> **GIVEN TASK**:
Search the material for the string "Clone", then return every line where it is found.

Source code of charts
** BEGIN **

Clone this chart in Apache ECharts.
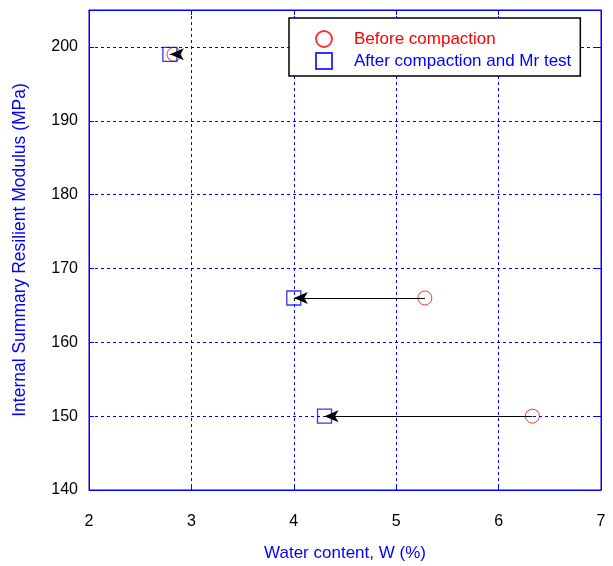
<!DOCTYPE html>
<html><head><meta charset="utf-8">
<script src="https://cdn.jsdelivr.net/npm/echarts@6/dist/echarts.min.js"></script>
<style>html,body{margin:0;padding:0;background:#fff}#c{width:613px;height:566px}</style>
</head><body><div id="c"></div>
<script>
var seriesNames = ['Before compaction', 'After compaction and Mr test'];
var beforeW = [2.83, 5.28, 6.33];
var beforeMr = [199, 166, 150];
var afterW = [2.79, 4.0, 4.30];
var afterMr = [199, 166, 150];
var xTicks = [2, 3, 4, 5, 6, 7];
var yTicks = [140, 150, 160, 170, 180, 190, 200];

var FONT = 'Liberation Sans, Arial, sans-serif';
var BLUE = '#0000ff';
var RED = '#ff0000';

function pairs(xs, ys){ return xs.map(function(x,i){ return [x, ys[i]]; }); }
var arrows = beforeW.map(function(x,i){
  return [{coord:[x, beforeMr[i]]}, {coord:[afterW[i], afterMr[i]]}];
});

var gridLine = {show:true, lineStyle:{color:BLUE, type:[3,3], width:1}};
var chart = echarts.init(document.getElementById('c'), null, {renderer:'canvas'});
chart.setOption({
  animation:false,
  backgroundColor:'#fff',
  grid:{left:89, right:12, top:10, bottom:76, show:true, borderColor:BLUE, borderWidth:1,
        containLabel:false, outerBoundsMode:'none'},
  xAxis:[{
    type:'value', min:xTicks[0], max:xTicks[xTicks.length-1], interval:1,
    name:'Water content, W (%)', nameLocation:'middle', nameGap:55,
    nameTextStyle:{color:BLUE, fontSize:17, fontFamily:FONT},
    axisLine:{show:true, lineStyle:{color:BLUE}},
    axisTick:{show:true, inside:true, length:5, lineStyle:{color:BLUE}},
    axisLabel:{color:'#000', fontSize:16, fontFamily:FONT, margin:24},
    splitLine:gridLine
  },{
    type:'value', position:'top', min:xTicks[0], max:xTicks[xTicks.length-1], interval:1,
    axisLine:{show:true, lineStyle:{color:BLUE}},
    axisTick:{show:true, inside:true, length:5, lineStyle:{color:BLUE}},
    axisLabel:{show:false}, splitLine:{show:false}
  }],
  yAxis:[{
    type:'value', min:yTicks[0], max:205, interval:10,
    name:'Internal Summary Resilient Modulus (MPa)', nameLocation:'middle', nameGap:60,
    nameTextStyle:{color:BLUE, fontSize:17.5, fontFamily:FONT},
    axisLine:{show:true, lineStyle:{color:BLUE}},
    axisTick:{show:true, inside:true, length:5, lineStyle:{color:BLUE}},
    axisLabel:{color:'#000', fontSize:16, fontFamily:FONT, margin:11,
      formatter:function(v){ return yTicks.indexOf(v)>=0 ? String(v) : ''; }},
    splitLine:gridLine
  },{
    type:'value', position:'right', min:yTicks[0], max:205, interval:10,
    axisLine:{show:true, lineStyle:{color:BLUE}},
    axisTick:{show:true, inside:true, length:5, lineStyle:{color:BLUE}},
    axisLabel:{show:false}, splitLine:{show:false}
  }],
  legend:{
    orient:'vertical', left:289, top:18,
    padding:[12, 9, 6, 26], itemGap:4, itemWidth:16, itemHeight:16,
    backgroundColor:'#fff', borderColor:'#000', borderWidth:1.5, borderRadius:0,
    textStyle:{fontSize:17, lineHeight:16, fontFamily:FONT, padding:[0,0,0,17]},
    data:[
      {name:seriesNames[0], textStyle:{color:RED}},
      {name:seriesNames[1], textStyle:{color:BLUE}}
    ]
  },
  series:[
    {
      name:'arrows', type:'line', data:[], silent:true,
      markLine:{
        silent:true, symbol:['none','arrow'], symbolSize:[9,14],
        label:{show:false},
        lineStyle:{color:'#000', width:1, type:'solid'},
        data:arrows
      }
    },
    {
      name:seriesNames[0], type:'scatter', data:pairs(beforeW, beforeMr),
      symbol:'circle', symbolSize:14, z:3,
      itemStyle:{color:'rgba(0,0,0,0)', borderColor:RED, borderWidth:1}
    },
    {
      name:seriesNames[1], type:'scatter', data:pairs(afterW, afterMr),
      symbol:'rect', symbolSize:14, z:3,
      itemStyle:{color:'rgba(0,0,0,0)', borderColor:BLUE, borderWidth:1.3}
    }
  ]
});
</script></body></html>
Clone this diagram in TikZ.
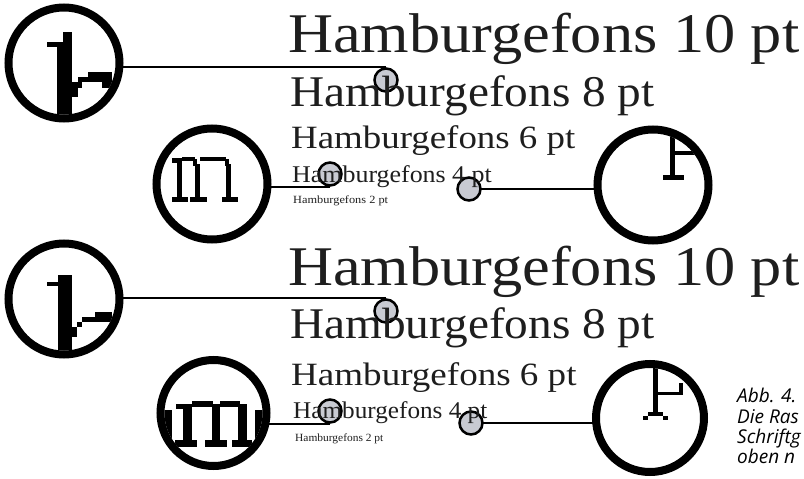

** END **

> **EXERCISE OUTPUT**:
Clone this chart in Apache ECharts.
Clone this diagram in TikZ.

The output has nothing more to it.